Travelling overland and by boat in the Philippines involves some long journeys, so it is inevitable you’ll need to make some stopovers. Here are 3 that we didn’t stay long enough in to warrant their own posts but to skip over them would be unfair.

Cebu City

Our first stop was the gateway to Bohol – Cebu City. The second busiest airport after Manila, a lot of people pass through but not so many stay in the city. We however chose to stay for a few days, mainly because we arrived on Good Friday and almost everything was closed but being a city thankfully some places were still open.

On Easter Saturday we visited a mall – not a traditional cultural experience perhaps but a popular Filipino pastime, and just walking around and people watching was fascinating. It was also our first chance to visit one since all were closed on Maundy Thursday and Good Friday.

Ayala Mall in Cebu

Ayala Mall in Cebu

On Easter Sunday we visited San Pedro fort, a crumbling Spanish fort which although small, was very calm and picturesque.


Aside from a children’s birthday party taking place…


Despite not really doing an awful lot in Cebu, we quite liked it. It’s a big city (though a fraction of the size of Manila) so it takes a while to get around but luckily taxis are cheap and tend to have honest drivers.


We were quite looking forward to Dumaguete, it was supposed to be a hip university town, and I imagined a chilled day walking along the Boulevard stopping to check out some cool cafe’s.


Well we sort of did that, except the boulevard seemed quite seedy with sexpats filling the bars, and scores of child beggars tugging at your arm constantly.
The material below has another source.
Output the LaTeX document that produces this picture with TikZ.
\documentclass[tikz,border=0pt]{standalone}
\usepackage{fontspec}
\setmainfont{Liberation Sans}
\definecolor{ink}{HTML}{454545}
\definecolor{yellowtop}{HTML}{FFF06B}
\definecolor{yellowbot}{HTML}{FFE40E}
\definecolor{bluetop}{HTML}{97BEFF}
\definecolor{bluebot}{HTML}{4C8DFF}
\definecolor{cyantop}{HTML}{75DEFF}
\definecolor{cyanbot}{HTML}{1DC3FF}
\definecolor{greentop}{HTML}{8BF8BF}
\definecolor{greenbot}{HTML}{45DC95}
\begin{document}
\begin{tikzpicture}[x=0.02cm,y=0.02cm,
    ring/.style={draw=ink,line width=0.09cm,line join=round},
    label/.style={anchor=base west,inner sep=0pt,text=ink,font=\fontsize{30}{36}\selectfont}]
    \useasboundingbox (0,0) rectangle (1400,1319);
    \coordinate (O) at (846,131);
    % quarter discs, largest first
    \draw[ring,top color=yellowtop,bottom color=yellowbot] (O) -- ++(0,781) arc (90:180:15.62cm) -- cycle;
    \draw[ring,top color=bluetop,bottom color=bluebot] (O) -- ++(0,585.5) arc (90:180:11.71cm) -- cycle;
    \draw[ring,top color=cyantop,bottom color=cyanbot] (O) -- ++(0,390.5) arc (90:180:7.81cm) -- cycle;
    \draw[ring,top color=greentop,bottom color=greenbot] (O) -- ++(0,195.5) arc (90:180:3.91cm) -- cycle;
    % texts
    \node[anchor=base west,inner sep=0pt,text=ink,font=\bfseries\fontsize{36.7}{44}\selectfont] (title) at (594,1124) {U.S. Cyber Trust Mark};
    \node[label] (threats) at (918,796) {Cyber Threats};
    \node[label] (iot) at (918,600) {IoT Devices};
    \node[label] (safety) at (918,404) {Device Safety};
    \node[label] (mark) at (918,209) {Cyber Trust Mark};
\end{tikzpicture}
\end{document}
It was also a day of unrelenting sun, so after walking around the university campus for a while, which was interesting, and definitely where the cooler area was, we escaped to an air conditioned mall again.


I feel a bit bad because it probably is a great town when you spend more time there, but with only one day we were limited and very hot! Apparently there are plenty of worthwhile sights within driving distance though.
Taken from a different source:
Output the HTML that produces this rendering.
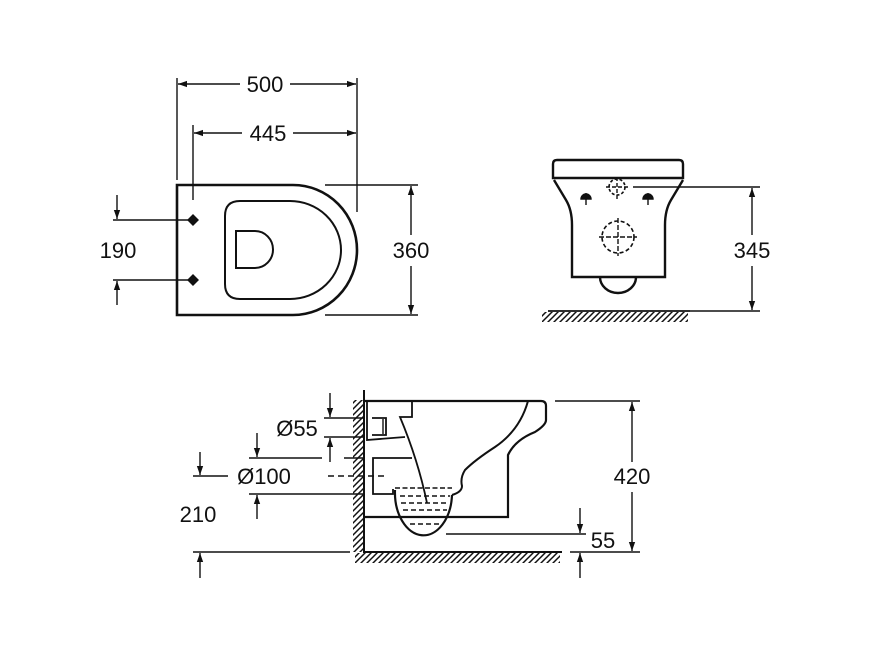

This was a bit of a disaster, but still turned out to be our favourite city. We were only initially planning to stay here for a night, as a break between bus trips but decided to make it 2 nights as Katy had read about the Negros Forests and Ecological Foundation. This sounded perfect – a place to see and learn about some endangered animals, while staying in the city. But we got there to find out it was closed. On a Saturday. Why?!?

Undeterred we did manage to see some sights, namely the beautiful San Sebastian cathedral an the Bacolod public plaza.
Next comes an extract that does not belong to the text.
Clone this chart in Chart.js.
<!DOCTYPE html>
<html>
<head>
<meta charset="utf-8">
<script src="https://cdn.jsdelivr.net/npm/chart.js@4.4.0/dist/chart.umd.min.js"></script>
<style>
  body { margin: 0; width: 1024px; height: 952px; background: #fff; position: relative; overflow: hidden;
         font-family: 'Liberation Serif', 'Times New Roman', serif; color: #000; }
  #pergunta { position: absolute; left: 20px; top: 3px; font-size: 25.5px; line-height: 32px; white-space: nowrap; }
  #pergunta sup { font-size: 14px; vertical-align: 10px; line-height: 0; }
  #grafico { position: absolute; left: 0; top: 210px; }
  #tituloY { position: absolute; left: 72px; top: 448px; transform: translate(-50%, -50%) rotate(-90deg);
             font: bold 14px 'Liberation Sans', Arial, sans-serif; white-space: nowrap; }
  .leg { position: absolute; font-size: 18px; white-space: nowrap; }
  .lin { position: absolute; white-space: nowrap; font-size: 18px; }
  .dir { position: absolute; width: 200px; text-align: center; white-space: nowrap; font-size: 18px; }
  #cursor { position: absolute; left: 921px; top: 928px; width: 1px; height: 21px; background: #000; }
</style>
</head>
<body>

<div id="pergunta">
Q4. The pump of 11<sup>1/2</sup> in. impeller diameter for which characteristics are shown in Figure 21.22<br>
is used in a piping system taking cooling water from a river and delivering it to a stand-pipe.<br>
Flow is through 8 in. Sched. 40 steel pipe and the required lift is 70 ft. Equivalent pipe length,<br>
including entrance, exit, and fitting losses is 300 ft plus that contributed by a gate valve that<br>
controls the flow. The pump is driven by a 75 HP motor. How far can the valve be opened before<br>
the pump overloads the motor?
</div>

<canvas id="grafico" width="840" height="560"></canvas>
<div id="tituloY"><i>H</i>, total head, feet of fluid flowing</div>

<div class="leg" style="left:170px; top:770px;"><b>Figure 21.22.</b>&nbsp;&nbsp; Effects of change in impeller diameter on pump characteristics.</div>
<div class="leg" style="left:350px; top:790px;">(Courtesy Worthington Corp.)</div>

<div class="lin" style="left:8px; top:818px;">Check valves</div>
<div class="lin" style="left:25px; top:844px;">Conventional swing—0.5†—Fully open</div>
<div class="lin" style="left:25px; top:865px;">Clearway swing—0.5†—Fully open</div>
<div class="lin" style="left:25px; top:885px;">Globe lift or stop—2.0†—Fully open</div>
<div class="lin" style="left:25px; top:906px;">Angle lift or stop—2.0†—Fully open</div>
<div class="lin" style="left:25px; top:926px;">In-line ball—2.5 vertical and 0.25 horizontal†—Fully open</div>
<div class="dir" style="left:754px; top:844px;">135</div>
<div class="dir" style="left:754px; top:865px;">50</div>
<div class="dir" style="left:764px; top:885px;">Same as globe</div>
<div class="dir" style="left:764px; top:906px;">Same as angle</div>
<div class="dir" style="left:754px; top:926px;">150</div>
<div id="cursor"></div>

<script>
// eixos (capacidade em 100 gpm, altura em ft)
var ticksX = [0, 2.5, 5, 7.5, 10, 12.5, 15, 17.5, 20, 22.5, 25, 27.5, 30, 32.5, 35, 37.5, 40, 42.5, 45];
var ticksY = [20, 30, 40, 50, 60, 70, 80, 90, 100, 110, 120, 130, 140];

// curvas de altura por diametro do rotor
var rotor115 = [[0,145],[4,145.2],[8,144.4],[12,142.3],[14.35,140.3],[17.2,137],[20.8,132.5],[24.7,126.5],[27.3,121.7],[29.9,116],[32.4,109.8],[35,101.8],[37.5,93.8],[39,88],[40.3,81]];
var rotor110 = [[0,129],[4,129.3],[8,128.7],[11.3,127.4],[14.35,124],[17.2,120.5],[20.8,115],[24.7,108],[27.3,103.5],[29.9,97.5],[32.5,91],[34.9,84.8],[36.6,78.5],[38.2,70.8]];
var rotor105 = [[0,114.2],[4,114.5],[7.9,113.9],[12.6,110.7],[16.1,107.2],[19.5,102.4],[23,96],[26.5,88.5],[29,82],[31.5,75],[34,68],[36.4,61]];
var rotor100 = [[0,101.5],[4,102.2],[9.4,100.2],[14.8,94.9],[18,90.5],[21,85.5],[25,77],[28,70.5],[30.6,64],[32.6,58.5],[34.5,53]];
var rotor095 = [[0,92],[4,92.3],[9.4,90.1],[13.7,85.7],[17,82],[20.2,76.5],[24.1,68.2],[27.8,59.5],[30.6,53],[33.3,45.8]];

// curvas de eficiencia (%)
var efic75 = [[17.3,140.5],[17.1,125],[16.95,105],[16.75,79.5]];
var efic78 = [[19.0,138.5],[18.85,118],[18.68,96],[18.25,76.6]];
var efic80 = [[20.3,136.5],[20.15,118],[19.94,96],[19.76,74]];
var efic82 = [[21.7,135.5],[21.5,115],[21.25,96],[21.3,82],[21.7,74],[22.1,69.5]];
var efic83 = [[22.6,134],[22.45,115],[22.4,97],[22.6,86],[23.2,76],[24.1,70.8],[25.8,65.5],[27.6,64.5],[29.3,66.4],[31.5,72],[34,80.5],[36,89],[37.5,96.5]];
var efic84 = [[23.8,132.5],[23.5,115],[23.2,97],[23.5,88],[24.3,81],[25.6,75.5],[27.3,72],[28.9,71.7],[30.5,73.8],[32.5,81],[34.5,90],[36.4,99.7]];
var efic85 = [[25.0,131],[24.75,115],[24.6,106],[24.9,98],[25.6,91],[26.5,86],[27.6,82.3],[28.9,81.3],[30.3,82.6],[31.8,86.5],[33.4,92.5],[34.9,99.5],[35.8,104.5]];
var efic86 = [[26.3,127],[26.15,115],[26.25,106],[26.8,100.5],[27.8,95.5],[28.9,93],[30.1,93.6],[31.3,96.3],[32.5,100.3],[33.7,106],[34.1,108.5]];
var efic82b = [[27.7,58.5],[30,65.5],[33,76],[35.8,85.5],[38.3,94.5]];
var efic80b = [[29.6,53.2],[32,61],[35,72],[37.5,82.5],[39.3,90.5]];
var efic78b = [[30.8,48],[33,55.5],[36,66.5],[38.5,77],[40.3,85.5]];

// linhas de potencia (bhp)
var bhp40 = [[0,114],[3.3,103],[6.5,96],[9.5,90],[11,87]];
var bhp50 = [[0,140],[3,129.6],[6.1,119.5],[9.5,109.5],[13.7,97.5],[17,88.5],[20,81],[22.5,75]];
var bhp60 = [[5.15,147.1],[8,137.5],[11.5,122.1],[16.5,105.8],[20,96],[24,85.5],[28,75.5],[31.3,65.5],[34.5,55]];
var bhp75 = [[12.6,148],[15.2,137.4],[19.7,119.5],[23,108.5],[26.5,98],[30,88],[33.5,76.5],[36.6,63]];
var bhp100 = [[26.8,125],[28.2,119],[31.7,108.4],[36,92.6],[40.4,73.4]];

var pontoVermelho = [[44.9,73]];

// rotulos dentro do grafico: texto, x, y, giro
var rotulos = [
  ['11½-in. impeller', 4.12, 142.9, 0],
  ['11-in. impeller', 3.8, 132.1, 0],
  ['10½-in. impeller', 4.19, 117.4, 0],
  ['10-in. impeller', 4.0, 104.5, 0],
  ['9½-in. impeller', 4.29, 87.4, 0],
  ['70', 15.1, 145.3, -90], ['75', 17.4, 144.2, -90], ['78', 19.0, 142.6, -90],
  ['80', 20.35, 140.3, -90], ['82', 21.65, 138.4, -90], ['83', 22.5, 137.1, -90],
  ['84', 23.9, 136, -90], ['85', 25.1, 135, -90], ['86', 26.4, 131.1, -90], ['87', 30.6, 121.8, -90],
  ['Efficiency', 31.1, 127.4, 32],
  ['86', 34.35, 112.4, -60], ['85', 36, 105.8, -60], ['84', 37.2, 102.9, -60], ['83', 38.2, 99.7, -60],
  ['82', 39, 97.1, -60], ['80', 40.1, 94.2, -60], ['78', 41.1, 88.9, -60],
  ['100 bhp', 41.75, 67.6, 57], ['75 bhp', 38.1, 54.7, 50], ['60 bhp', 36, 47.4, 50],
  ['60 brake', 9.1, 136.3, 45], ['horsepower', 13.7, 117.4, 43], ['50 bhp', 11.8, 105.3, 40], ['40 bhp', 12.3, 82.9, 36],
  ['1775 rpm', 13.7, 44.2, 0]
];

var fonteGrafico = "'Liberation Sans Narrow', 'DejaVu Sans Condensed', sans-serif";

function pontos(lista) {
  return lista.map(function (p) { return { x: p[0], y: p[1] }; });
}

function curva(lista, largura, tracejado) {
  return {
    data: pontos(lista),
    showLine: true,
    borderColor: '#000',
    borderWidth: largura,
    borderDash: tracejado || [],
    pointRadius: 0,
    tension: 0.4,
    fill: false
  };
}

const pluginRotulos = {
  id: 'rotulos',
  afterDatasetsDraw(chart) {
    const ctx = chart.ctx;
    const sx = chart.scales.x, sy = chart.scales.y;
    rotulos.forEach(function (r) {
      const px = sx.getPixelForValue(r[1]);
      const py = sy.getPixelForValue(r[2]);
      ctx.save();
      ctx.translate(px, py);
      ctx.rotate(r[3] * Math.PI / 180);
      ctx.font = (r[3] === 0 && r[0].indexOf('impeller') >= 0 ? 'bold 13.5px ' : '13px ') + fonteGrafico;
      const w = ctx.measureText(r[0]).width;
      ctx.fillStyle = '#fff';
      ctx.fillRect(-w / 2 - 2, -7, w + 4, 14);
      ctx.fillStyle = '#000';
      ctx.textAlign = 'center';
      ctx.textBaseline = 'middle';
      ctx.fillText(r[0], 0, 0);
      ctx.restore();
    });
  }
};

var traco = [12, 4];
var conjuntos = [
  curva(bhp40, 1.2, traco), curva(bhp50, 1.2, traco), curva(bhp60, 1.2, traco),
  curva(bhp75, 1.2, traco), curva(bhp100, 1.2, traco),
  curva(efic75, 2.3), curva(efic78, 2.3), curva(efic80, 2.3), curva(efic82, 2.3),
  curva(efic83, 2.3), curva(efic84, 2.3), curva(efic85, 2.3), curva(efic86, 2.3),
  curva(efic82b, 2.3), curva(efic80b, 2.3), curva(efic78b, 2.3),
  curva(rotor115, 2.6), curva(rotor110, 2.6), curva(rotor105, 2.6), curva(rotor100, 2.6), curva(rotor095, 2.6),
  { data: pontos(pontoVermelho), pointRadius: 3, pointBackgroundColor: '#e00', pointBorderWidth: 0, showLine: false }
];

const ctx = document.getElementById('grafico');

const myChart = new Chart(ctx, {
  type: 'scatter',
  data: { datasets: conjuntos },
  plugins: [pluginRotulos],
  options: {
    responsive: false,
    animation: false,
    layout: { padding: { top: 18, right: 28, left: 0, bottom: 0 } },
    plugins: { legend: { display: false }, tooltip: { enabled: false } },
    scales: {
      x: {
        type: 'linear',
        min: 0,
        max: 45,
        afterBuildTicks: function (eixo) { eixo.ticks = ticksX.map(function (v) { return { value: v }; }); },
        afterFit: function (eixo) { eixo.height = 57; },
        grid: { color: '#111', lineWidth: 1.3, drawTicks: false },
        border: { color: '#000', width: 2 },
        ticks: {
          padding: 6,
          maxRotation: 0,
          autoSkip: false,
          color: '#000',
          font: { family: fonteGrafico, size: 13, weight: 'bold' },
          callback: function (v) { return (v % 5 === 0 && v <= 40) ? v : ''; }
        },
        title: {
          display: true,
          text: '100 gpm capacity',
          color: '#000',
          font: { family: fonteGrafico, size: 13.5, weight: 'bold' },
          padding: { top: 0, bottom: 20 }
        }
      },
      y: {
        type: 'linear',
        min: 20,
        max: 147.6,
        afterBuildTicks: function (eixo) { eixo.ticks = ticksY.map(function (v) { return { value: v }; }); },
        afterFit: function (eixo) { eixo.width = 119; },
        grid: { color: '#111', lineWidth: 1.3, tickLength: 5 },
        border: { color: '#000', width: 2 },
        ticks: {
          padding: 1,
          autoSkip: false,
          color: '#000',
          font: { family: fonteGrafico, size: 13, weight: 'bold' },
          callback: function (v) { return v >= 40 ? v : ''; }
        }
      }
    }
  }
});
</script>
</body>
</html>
In the afternoon we set off for something I wanted to see – The Ruins. An old Spanish era mansion which was burned out during WW2 to stop the occupying Japanese from using it, the skeleton has stood ever since and is supposed to look amazing in the late afternoon and be a great place for photos. It’s a bit out of the way and we couldn’t get a taxi driver to take us there for less than 500PHP (more than our room for the night cost!).

We arrived to be confronted by locked gates and a sign saying it had closed early because of a wedding. Seriously?? We begged them to let us in to take one photo, and they eventually let us. Not exactly money well spent, as we drove straight back to the city again.

Our 500PHP photo

Our 500PHP photo

We had one more thing to do in Bacolod – eat Chicken Inasal. This is a local dish of barbecued chicken marinated with garlic, lemongrass, vinegar and various other ingredients, and served on skewers. It tastes INCREDIBLE. It’s served all around the Philippines, especially at my favourite fast food chain – Mang Inasal. However it originated in Bacolod and is the best place to get it. Sure enough we had some and it was delicious.

Katy chowing down on some Inasal. Whited out due to iPhone flash!

Katy chowing down on some Inasal. Whited out due to iPhone flash!

We enjoyed checking out some of the cities. It was a nice change from more heavily touristed areas such as Bohol and Boracay, and a chance to experience local culture a bit more. Not to mention accommodation is MUCH cheaper than on the smaller islands!